We ate at Son of a Gun. It’s so popular that people start lining up before they open. The funny thing was, the crowd waiting was comprised solely of super cute & hip girls. I guess they are the ones who bother to try new places.
We ate at the communal table and split all the small plates, and just kept ordering, which made for such a fun date. The very very best thing was this dessert:
all of the menu options were phrased with just the elements: “Flourless chocolate cake, banana, peanut, coconut ice cream”* so you never had any idea what the food would look like when it came out. Sometimes it was tiny, sometimes it was enormous, like this chicken sandwich:
“Fried chicken sandwich, spicy B&B pickle slaw, rooster aioli” *
We shopped at Shareen Vintage. Because no boys are allowed, there are no dressing rooms and you just change in the middle of the warehouse. At first it’s weird but soon it starts to feel like everyone is getting dressed for a party together.
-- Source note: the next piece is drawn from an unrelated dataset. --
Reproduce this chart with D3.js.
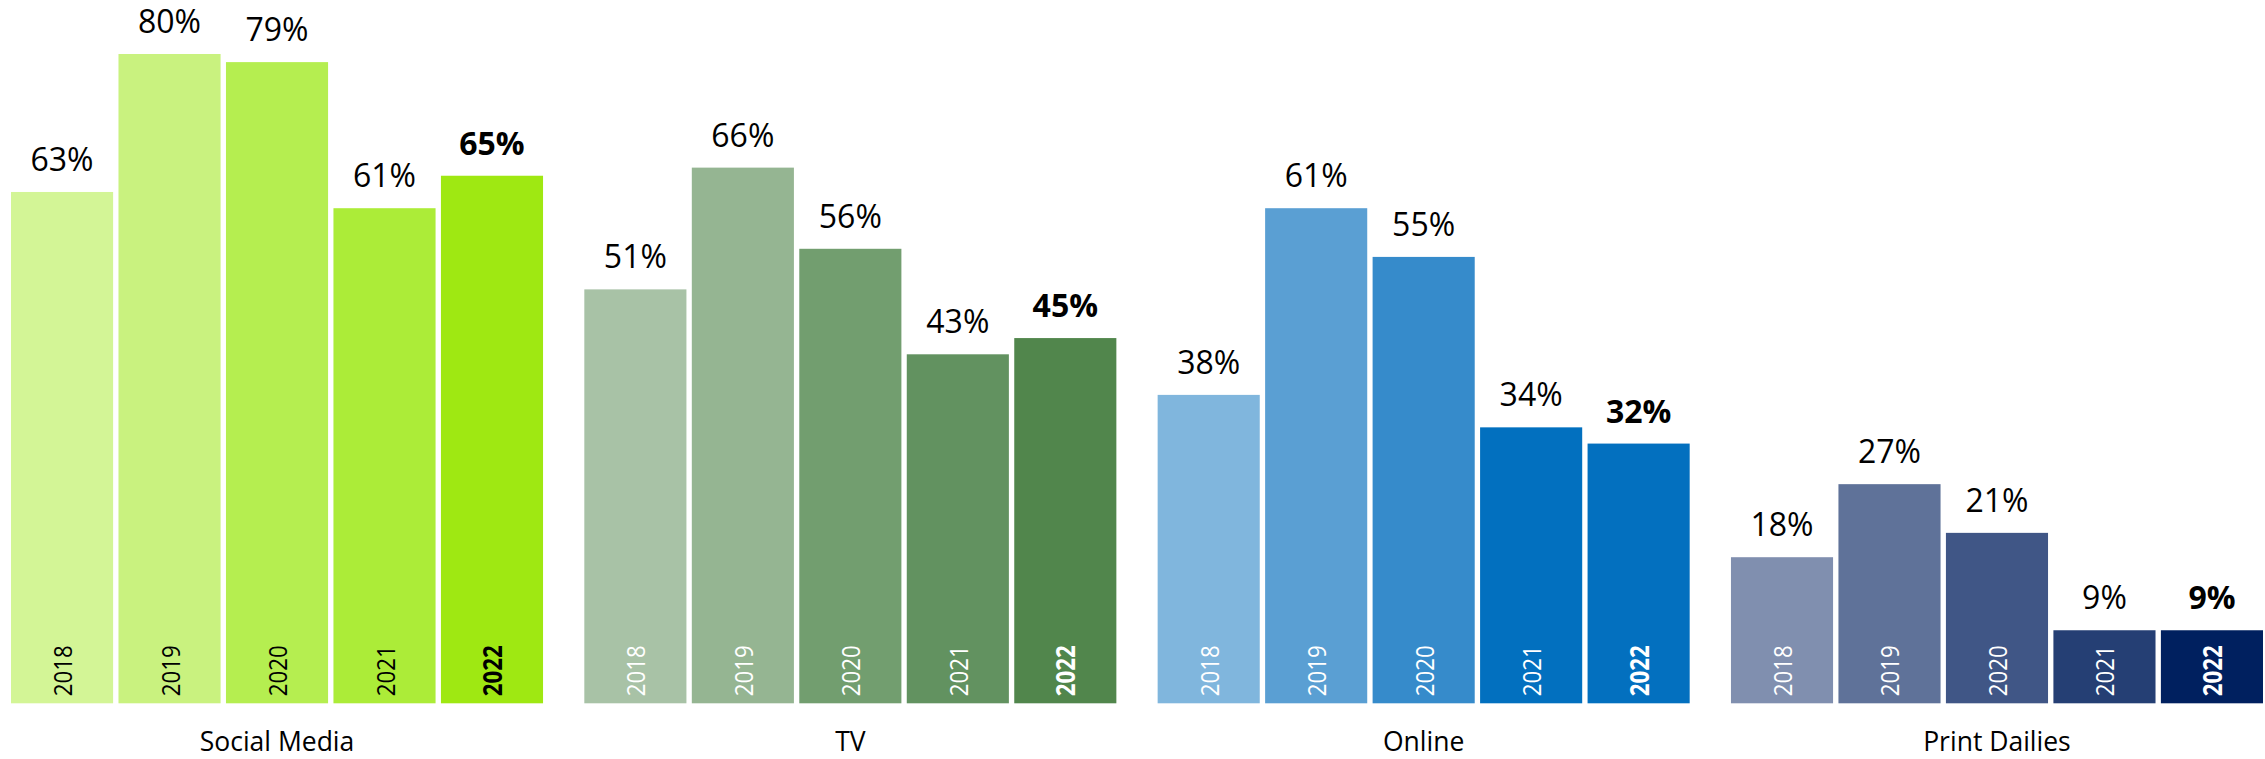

I bought a dress that will fit through the third trimester and reminds me of Marc Jacobs. Good vintage is amazing to be around.
They now have clips of the show up, watch them, but I’ll warn you: some of them are a little drama.
I took this photo at the farmer’s market for you:
yes they have a farmer’s market, but no tomatoes, just like us.
*Great food photos from KevinEats. I was too eager to eat everything as soon as they put it down.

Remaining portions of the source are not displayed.